--- Start of Dataset content ---
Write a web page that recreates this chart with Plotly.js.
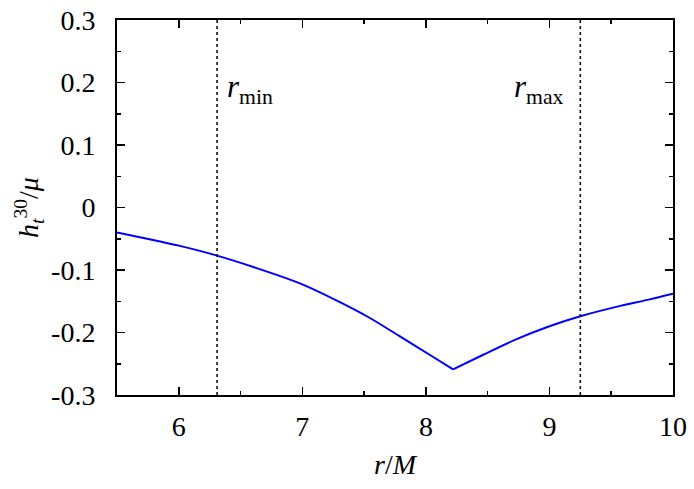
<!DOCTYPE html>
<html>
<head>
<meta charset="utf-8">
<script src="https://cdn.plot.ly/plotly-3.0.1.min.js"></script>
<style>html,body{margin:0;padding:0;background:#fff;}</style>
</head>
<body>
<div id="chart" style="width:694px;height:489px;"></div>
<script>
// Data (two branches meeting at the cusp)
const leftR  = [5.5, 5.84, 6.0, 6.31, 6.81, 7.0, 7.3, 7.54, 7.78, 8.05, 8.22];
const leftH  = [-0.040, -0.054, -0.061, -0.077, -0.109, -0.123, -0.151, -0.176, -0.205, -0.238, -0.259];
const rightR = [8.22, 8.46, 8.73, 9.0, 9.25, 9.54, 9.81, 10.0];
const rightH = [-0.259, -0.236, -0.211, -0.190, -0.174, -0.159, -0.147, -0.138];
const rMin = 6.31;
const rMax = 9.25;
const xTickVals = [6, 7, 8, 9, 10];
const xTickText = ["6", "7", "8", "9", "10"];
const yTickVals = [0.3, 0.2, 0.1, 0, -0.1, -0.2, -0.3];
const yTickText = ["0.3", "0.2", "0.1", "0", "-0.1", "-0.2", "-0.3"];

const font = {family: "Liberation Serif, DejaVu Serif, serif", size: 28, color: "#000"};
const annFont = {family: "Liberation Serif, DejaVu Serif, serif", size: 31, color: "#000"};

const traces = [
  {x: leftR, y: leftH, mode: "lines", type: "scatter",
   line: {color: "#0000ff", width: 2, shape: "spline", smoothing: 0.8}, hoverinfo: "skip"},
  {x: rightR, y: rightH, mode: "lines", type: "scatter",
   line: {color: "#0000ff", width: 2, shape: "spline", smoothing: 0.8}, hoverinfo: "skip"}
];

const axisCommon = {
  showline: true, linecolor: "#000", linewidth: 2, mirror: "ticks",
  ticks: "inside", ticklen: 8, tickwidth: 1.5, tickcolor: "#000",
  showgrid: false, zeroline: false, tickfont: font
};

const layout = {
  width: 694, height: 489,
  margin: {l: 117, r: 21, t: 20, b: 94},
  paper_bgcolor: "#fff", plot_bgcolor: "#fff",
  showlegend: false,
  font: font,
  xaxis: Object.assign({}, axisCommon, {
    range: [5.5, 10], tickvals: xTickVals, ticktext: xTickText, ticklabelstandoff: 5,
    minor: {dtick: 0.5, ticks: "inside", ticklen: 4, tickwidth: 1.5, tickcolor: "#000", showgrid: false},
    title: {text: "<i>r</i>/<i>M</i>", font: font, standoff: 14}
  }),
  yaxis: Object.assign({}, axisCommon, {
    range: [-0.3, 0.3], tickvals: yTickVals, ticktext: yTickText, ticklabelstandoff: 14,
    minor: {dtick: 0.05, ticks: "inside", ticklen: 4, tickwidth: 1.5, tickcolor: "#000", showgrid: false},
    title: {text: "<i>h</i><sub><i>t</i></sub><sup>30</sup>/<i>μ</i>", font: font, standoff: 4}
  }),
  shapes: [
    {type: "line", xref: "x", yref: "paper", x0: rMin, x1: rMin, y0: 0, y1: 1, line: {color: "#000", width: 1.5, dash: "dot"}},
    {type: "line", xref: "x", yref: "paper", x0: rMax, x1: rMax, y0: 0, y1: 1, line: {color: "#000", width: 1.5, dash: "dot"}}
  ],
  annotations: [
    {x: rMin, y: 0.19, xref: "x", yref: "y", xanchor: "left", xshift: 8, text: "<i>r</i><sub>min</sub>", showarrow: false, font: annFont},
    {x: rMax, y: 0.19, xref: "x", yref: "y", xanchor: "right", xshift: -14, text: "<i>r</i><sub>max</sub>", showarrow: false, font: annFont}
  ]
};

Plotly.newPlot("chart", traces, layout, {staticPlot: true, displayModeBar: false});
</script>
</body>
</html>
--- End of Dataset content ---
- **Do this**: The pictures should not be reproduced; quote all of the other material exactly.

- **Task result**:
Write a web page that recreates this chart with Plotly.js.
<!DOCTYPE html>
<html>
<head>
<meta charset="utf-8">
<script src="https://cdn.plot.ly/plotly-3.0.1.min.js"></script>
<style>html,body{margin:0;padding:0;background:#fff;}</style>
</head>
<body>
<div id="chart" style="width:694px;height:489px;"></div>
<script>
// Data (two branches meeting at the cusp)
const leftR  = [5.5, 5.84, 6.0, 6.31, 6.81, 7.0, 7.3, 7.54, 7.78, 8.05, 8.22];
const leftH  = [-0.040, -0.054, -0.061, -0.077, -0.109, -0.123, -0.151, -0.176, -0.205, -0.238, -0.259];
const rightR = [8.22, 8.46, 8.73, 9.0, 9.25, 9.54, 9.81, 10.0];
const rightH = [-0.259, -0.236, -0.211, -0.190, -0.174, -0.159, -0.147, -0.138];
const rMin = 6.31;
const rMax = 9.25;
const xTickVals = [6, 7, 8, 9, 10];
const xTickText = ["6", "7", "8", "9", "10"];
const yTickVals = [0.3, 0.2, 0.1, 0, -0.1, -0.2, -0.3];
const yTickText = ["0.3", "0.2", "0.1", "0", "-0.1", "-0.2", "-0.3"];

const font = {family: "Liberation Serif, DejaVu Serif, serif", size: 28, color: "#000"};
const annFont = {family: "Liberation Serif, DejaVu Serif, serif", size: 31, color: "#000"};

const traces = [
  {x: leftR, y: leftH, mode: "lines", type: "scatter",
   line: {color: "#0000ff", width: 2, shape: "spline", smoothing: 0.8}, hoverinfo: "skip"},
  {x: rightR, y: rightH, mode: "lines", type: "scatter",
   line: {color: "#0000ff", width: 2, shape: "spline", smoothing: 0.8}, hoverinfo: "skip"}
];

const axisCommon = {
  showline: true, linecolor: "#000", linewidth: 2, mirror: "ticks",
  ticks: "inside", ticklen: 8, tickwidth: 1.5, tickcolor: "#000",
  showgrid: false, zeroline: false, tickfont: font
};

const layout = {
  width: 694, height: 489,
  margin: {l: 117, r: 21, t: 20, b: 94},
  paper_bgcolor: "#fff", plot_bgcolor: "#fff",
  showlegend: false,
  font: font,
  xaxis: Object.assign({}, axisCommon, {
    range: [5.5, 10], tickvals: xTickVals, ticktext: xTickText, ticklabelstandoff: 5,
    minor: {dtick: 0.5, ticks: "inside", ticklen: 4, tickwidth: 1.5, tickcolor: "#000", showgrid: false},
    title: {text: "<i>r</i>/<i>M</i>", font: font, standoff: 14}
  }),
  yaxis: Object.assign({}, axisCommon, {
    range: [-0.3, 0.3], tickvals: yTickVals, ticktext: yTickText, ticklabelstandoff: 14,
    minor: {dtick: 0.05, ticks: "inside", ticklen: 4, tickwidth: 1.5, tickcolor: "#000", showgrid: false},
    title: {text: "<i>h</i><sub><i>t</i></sub><sup>30</sup>/<i>μ</i>", font: font, standoff: 4}
  }),
  shapes: [
    {type: "line", xref: "x", yref: "paper", x0: rMin, x1: rMin, y0: 0, y1: 1, line: {color: "#000", width: 1.5, dash: "dot"}},
    {type: "line", xref: "x", yref: "paper", x0: rMax, x1: rMax, y0: 0, y1: 1, line: {color: "#000", width: 1.5, dash: "dot"}}
  ],
  annotations: [
    {x: rMin, y: 0.19, xref: "x", yref: "y", xanchor: "left", xshift: 8, text: "<i>r</i><sub>min</sub>", showarrow: false, font: annFont},
    {x: rMax, y: 0.19, xref: "x", yref: "y", xanchor: "right", xshift: -14, text: "<i>r</i><sub>max</sub>", showarrow: false, font: annFont}
  ]
};

Plotly.newPlot("chart", traces, layout, {staticPlot: true, displayModeBar: false});
</script>
</body>
</html>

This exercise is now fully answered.